Reproduce each line of the material exactly, minus any picture.
**********
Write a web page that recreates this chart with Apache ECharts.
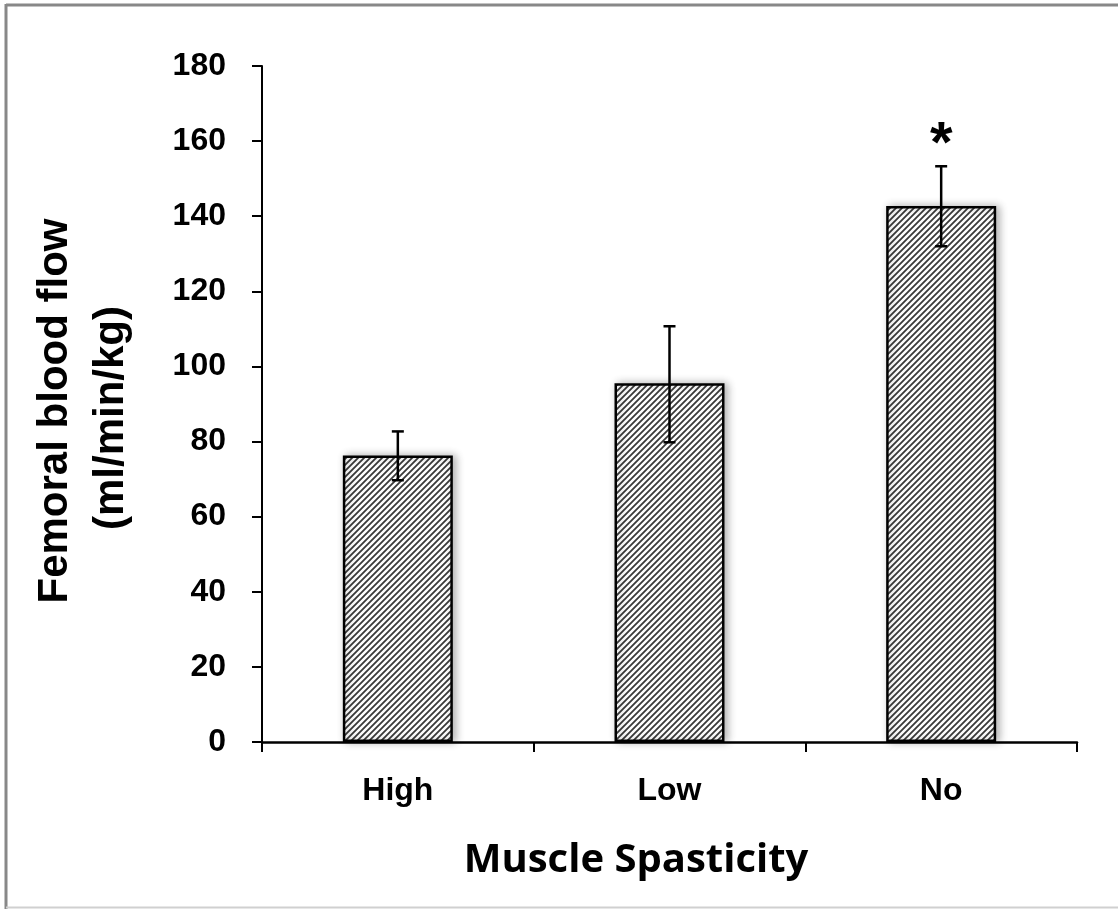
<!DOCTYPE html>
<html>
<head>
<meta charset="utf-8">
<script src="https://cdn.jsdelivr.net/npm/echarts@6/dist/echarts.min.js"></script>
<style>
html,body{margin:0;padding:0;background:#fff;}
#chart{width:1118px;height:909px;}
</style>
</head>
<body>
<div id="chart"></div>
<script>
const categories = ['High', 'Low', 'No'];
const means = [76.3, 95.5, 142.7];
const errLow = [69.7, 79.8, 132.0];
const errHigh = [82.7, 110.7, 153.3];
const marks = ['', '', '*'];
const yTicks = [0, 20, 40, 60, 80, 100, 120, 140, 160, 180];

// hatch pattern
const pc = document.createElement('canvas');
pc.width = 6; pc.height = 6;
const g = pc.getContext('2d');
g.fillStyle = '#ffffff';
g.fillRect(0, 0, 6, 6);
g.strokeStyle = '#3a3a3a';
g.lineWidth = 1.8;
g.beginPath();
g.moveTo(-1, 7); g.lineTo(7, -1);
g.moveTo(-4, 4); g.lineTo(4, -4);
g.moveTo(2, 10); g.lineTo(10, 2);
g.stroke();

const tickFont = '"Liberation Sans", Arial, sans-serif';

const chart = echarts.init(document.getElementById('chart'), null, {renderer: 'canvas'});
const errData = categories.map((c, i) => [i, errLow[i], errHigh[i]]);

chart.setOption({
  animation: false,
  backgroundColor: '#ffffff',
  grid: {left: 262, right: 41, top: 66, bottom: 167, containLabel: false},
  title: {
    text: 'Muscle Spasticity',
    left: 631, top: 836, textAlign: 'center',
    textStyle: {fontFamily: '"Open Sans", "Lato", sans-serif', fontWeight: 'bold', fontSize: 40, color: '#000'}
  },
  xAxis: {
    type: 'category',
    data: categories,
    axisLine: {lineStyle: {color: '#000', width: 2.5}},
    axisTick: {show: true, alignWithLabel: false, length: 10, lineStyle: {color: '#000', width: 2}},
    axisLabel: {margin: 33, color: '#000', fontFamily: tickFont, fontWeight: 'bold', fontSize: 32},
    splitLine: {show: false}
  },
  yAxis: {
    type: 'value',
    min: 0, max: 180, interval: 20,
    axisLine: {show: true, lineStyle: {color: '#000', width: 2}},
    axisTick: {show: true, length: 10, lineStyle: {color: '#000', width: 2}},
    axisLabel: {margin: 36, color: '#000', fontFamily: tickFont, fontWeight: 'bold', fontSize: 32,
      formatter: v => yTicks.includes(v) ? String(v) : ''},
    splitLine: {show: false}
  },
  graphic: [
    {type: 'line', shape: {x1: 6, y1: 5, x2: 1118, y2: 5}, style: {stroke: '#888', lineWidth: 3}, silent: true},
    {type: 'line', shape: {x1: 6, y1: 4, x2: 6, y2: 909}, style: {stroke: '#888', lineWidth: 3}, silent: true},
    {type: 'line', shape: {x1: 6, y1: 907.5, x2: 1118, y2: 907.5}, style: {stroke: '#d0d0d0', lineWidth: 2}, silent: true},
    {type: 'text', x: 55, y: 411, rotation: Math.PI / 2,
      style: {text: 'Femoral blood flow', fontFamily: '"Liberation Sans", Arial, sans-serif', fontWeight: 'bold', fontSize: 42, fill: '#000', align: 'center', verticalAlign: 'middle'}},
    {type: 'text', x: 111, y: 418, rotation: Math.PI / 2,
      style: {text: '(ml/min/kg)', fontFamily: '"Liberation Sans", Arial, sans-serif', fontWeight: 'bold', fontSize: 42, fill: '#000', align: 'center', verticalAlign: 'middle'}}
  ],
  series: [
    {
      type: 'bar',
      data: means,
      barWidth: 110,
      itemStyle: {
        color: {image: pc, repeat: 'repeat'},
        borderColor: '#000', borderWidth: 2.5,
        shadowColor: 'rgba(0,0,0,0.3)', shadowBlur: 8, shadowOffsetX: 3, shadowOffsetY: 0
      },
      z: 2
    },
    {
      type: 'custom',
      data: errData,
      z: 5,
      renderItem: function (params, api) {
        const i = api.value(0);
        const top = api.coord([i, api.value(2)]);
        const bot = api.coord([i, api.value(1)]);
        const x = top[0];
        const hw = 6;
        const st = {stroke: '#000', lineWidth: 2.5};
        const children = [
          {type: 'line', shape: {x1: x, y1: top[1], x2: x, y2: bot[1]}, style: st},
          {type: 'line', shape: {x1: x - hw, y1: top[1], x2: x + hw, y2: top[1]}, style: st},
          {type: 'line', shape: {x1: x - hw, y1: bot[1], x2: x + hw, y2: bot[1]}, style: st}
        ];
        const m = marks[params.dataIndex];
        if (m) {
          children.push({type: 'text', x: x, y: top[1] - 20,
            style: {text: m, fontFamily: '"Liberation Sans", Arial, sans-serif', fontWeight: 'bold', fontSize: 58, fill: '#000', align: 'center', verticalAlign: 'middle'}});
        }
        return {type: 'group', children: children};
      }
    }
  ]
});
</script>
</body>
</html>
**********
■ **OUTPUT FOR THIS TASK**
Write a web page that recreates this chart with Apache ECharts.
<!DOCTYPE html>
<html>
<head>
<meta charset="utf-8">
<script src="https://cdn.jsdelivr.net/npm/echarts@6/dist/echarts.min.js"></script>
<style>
html,body{margin:0;padding:0;background:#fff;}
#chart{width:1118px;height:909px;}
</style>
</head>
<body>
<div id="chart"></div>
<script>
const categories = ['High', 'Low', 'No'];
const means = [76.3, 95.5, 142.7];
const errLow = [69.7, 79.8, 132.0];
const errHigh = [82.7, 110.7, 153.3];
const marks = ['', '', '*'];
const yTicks = [0, 20, 40, 60, 80, 100, 120, 140, 160, 180];

// hatch pattern
const pc = document.createElement('canvas');
pc.width = 6; pc.height = 6;
const g = pc.getContext('2d');
g.fillStyle = '#ffffff';
g.fillRect(0, 0, 6, 6);
g.strokeStyle = '#3a3a3a';
g.lineWidth = 1.8;
g.beginPath();
g.moveTo(-1, 7); g.lineTo(7, -1);
g.moveTo(-4, 4); g.lineTo(4, -4);
g.moveTo(2, 10); g.lineTo(10, 2);
g.stroke();

const tickFont = '"Liberation Sans", Arial, sans-serif';

const chart = echarts.init(document.getElementById('chart'), null, {renderer: 'canvas'});
const errData = categories.map((c, i) => [i, errLow[i], errHigh[i]]);

chart.setOption({
  animation: false,
  backgroundColor: '#ffffff',
  grid: {left: 262, right: 41, top: 66, bottom: 167, containLabel: false},
  title: {
    text: 'Muscle Spasticity',
    left: 631, top: 836, textAlign: 'center',
    textStyle: {fontFamily: '"Open Sans", "Lato", sans-serif', fontWeight: 'bold', fontSize: 40, color: '#000'}
  },
  xAxis: {
    type: 'category',
    data: categories,
    axisLine: {lineStyle: {color: '#000', width: 2.5}},
    axisTick: {show: true, alignWithLabel: false, length: 10, lineStyle: {color: '#000', width: 2}},
    axisLabel: {margin: 33, color: '#000', fontFamily: tickFont, fontWeight: 'bold', fontSize: 32},
    splitLine: {show: false}
  },
  yAxis: {
    type: 'value',
    min: 0, max: 180, interval: 20,
    axisLine: {show: true, lineStyle: {color: '#000', width: 2}},
    axisTick: {show: true, length: 10, lineStyle: {color: '#000', width: 2}},
    axisLabel: {margin: 36, color: '#000', fontFamily: tickFont, fontWeight: 'bold', fontSize: 32,
      formatter: v => yTicks.includes(v) ? String(v) : ''},
    splitLine: {show: false}
  },
  graphic: [
    {type: 'line', shape: {x1: 6, y1: 5, x2: 1118, y2: 5}, style: {stroke: '#888', lineWidth: 3}, silent: true},
    {type: 'line', shape: {x1: 6, y1: 4, x2: 6, y2: 909}, style: {stroke: '#888', lineWidth: 3}, silent: true},
    {type: 'line', shape: {x1: 6, y1: 907.5, x2: 1118, y2: 907.5}, style: {stroke: '#d0d0d0', lineWidth: 2}, silent: true},
    {type: 'text', x: 55, y: 411, rotation: Math.PI / 2,
      style: {text: 'Femoral blood flow', fontFamily: '"Liberation Sans", Arial, sans-serif', fontWeight: 'bold', fontSize: 42, fill: '#000', align: 'center', verticalAlign: 'middle'}},
    {type: 'text', x: 111, y: 418, rotation: Math.PI / 2,
      style: {text: '(ml/min/kg)', fontFamily: '"Liberation Sans", Arial, sans-serif', fontWeight: 'bold', fontSize: 42, fill: '#000', align: 'center', verticalAlign: 'middle'}}
  ],
  series: [
    {
      type: 'bar',
      data: means,
      barWidth: 110,
      itemStyle: {
        color: {image: pc, repeat: 'repeat'},
        borderColor: '#000', borderWidth: 2.5,
        shadowColor: 'rgba(0,0,0,0.3)', shadowBlur: 8, shadowOffsetX: 3, shadowOffsetY: 0
      },
      z: 2
    },
    {
      type: 'custom',
      data: errData,
      z: 5,
      renderItem: function (params, api) {
        const i = api.value(0);
        const top = api.coord([i, api.value(2)]);
        const bot = api.coord([i, api.value(1)]);
        const x = top[0];
        const hw = 6;
        const st = {stroke: '#000', lineWidth: 2.5};
        const children = [
          {type: 'line', shape: {x1: x, y1: top[1], x2: x, y2: bot[1]}, style: st},
          {type: 'line', shape: {x1: x - hw, y1: top[1], x2: x + hw, y2: top[1]}, style: st},
          {type: 'line', shape: {x1: x - hw, y1: bot[1], x2: x + hw, y2: bot[1]}, style: st}
        ];
        const m = marks[params.dataIndex];
        if (m) {
          children.push({type: 'text', x: x, y: top[1] - 20,
            style: {text: m, fontFamily: '"Liberation Sans", Arial, sans-serif', fontWeight: 'bold', fontSize: 58, fill: '#000', align: 'center', verticalAlign: 'middle'}});
        }
        return {type: 'group', children: children};
      }
    }
  ]
});
</script>
</body>
</html>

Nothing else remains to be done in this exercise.